I think you'll get this error if one or more of your app server is down. Each app server talk to each other periodically over the RMI port to check which servers are available for process spawning and such. Have you deleted any deployment (possibly incorrectly) recently by any chance?
Also, what is your blasadmin setting value for this setting? Is it set to 60 by any chance?
To specify an interval between heartbeats for an Application Server, enter the following:
set appserver ServerMonitorInterval #
where # is the frequency with which an Application Server updates its own time stamp (that is, its heartbeat). When an Application Server updates its heartbeat, it also checks for the heartbeat of any remote Application Servers.
Bill Robinson - since we just enabled the spawners yesterday, i'm going to let it cook for another day, seems that all appservices didn't restart yesterday due to some hung jobs in the queue, trying to get those queues cleaned out today and see what the same job run does this evening. If same issue is shown in job logs I will zip up the appserver & spawner logs
Yanick Girouard its set to 20
actually this isn't an appserver communication issue. it's for the 'maintenance window' feature. you can get rid of the message by disabling that service w/in the appserver, and i think it's fixed in a later version.
Ah didn't catch that sorry.
So I believe all the appservices were successfully restarted yesterday, enabling the process spawner and while I did see better overall job completion I did find that 3 of my jobs from the batch were reporting errors in the thousands (4000+, 2000+, 1250+).

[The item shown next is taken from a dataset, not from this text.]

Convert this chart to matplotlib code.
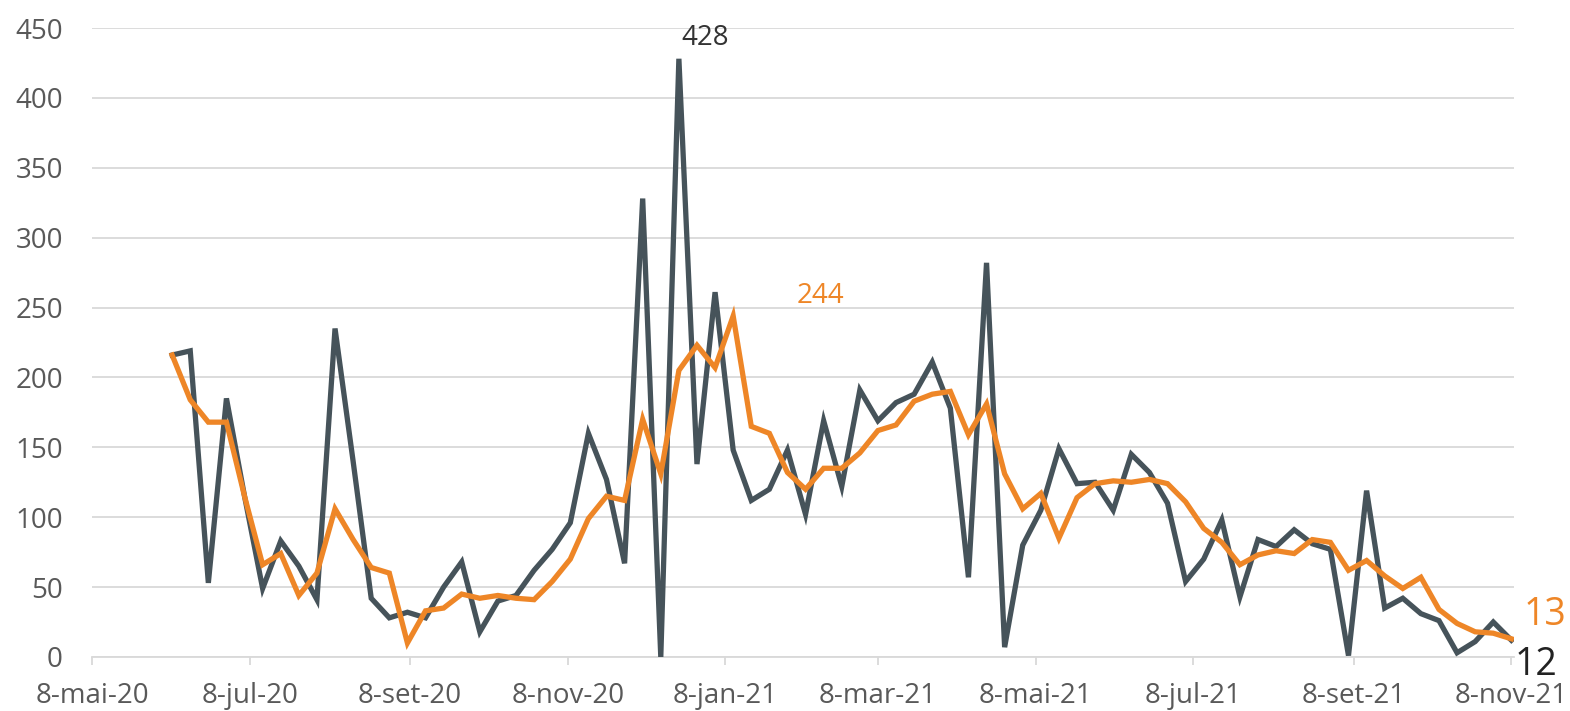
import matplotlib
matplotlib.use("Agg")
import matplotlib.pyplot as plt
import pandas as pd

plt.rcParams['font.family'] = ['Open Sans', 'DejaVu Sans']

# weekly values, 8-jun-20 .. 8-nov-21
weeks = pd.date_range('2020-06-08', periods=75, freq='7D')
weekly = [216, 219, 53, 185, 115, 49, 83, 65, 41, 235,
          140, 42, 28, 32, 28, 50, 68, 18, 40, 44,
          62, 77, 96, 160, 127, 67, 328, 0, 428, 138,
          261, 148, 112, 120, 148, 102, 169, 122, 191, 169,
          182, 188, 211, 178, 57, 282, 7, 80, 105, 149,
          124, 125, 105, 145, 132, 110, 54, 70, 98, 43,
          84, 79, 91, 81, 77, 1, 119, 35, 42, 31,
          26, 3, 11, 25, 12]
average = [216, 184, 168, 168, 115, 66, 74, 44, 60, 106,
           84, 64, 60, 10, 33, 35, 45, 42, 44, 42,
           41, 54, 70, 99, 115, 112, 170, 131, 205, 223,
           207, 244, 165, 160, 132, 120, 135, 135, 146, 162,
           166, 183, 188, 190, 159, 181, 131, 106, 117, 85,
           114, 124, 126, 125, 127, 124, 111, 92, 82, 66,
           73, 76, 74, 84, 82, 62, 69, 58, 49, 57,
           34, 24, 18, 17, 13]

tick_dates = pd.to_datetime(['2020-05-08', '2020-07-08', '2020-09-08', '2020-11-08',
                             '2021-01-08', '2021-03-08', '2021-05-08', '2021-07-08',
                             '2021-09-08', '2021-11-08'])
tick_labels = ['8-mai-20', '8-jul-20', '8-set-20', '8-nov-20', '8-jan-21',
               '8-mar-21', '8-mai-21', '8-jul-21', '8-set-21', '8-nov-21']

dark = '#46535a'
orange = '#ee8627'
grey = '#595959'

fig = plt.figure(figsize=(15.7, 7.11), dpi=100)
ax = fig.add_axes([0.0586, 0.076, 0.9057, 0.8846])

ax.plot(weeks, weekly, color=dark, lw=3.8, solid_joinstyle='miter', zorder=3)
ax.plot(weeks, average, color=orange, lw=3.8, solid_joinstyle='miter', zorder=4)

ax.set_ylim(0, 450)
ax.set_xlim(tick_dates[0], pd.Timestamp('2021-11-09'))
ax.set_yticks(range(0, 451, 50))
ax.set_xticks(tick_dates)
ax.set_xticklabels(tick_labels)
ax.grid(axis='y', color='#d9d9d9', lw=1.3)
ax.set_axisbelow(True)
for s in ['top', 'right', 'left']:
    ax.spines[s].set_visible(False)
ax.spines['bottom'].set_color('#d9d9d9')
ax.spines['bottom'].set_linewidth(1.3)
ax.tick_params(axis='y', length=0, labelsize=20, labelcolor=grey, pad=21)
ax.tick_params(axis='x', length=6, width=1.3, color='#d9d9d9',
               labelsize=20, labelcolor=grey, pad=12)

# labels on peaks and last values
imax = weekly.index(max(weekly))
ax.annotate(str(weekly[imax]), (weeks[imax], weekly[imax]), xytext=(19, 15),
            textcoords='offset points', ha='center', va='center',
            fontsize=20, color='#333333')
iavg = average.index(max(average))
ax.annotate(str(average[iavg]), (weeks[iavg], average[iavg]), xytext=(63, 14),
            textcoords='offset points', ha='center', va='center',
            fontsize=20, color=orange)
ax.annotate(str(average[-1]), (weeks[-1], average[-1]), xytext=(24, 17),
            textcoords='offset points', ha='center', va='center',
            fontsize=27, color=orange, annotation_clip=False)
ax.annotate(str(weekly[-1]), (weeks[-1], weekly[-1]), xytext=(18, -18),
            textcoords='offset points', ha='center', va='center',
            fontsize=27, color='#222222', annotation_clip=False)

fig.savefig('out.png', dpi=100)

Here are the three main concerns
Error Jul 11, 2014 1:20:07 AM Caught exception running command - "C:/Program Files/BMC Software/BladeLogic/NSH/bin/nsh" --norc -c "/C/Program Files/BMC Software/BladeLogic/NSH/tmp/appserver1_job_2/baafcf66-1c2e-4a7a-8e8d-ac9353af4e60/master_5d7a5f32-65ab-485b-8e87-c8b75fa3a30a" targethost1
Error: java.rmi.ConnectIOException: Exception creating connection to: appserver1; nested exception is:
java.net.SocketException: No buffer space available (maximum connections reached?): connect
Error Jul 11, 2014 1:20:38 AM nsh:1: no such file or directory: /C/Program Error Jul 11, 2014 1:20:39 AM Error running master script on server targethost2
Error Jul 11, 2014 1:25:39 AM Error running master script on server targethost3
attached zip of logs - msg me on communities for password
appserver01-logs.zip 9.9 MB
#2 looks like your script is missing double-quotes around a command call somewhere. There are spaces in "Program Files"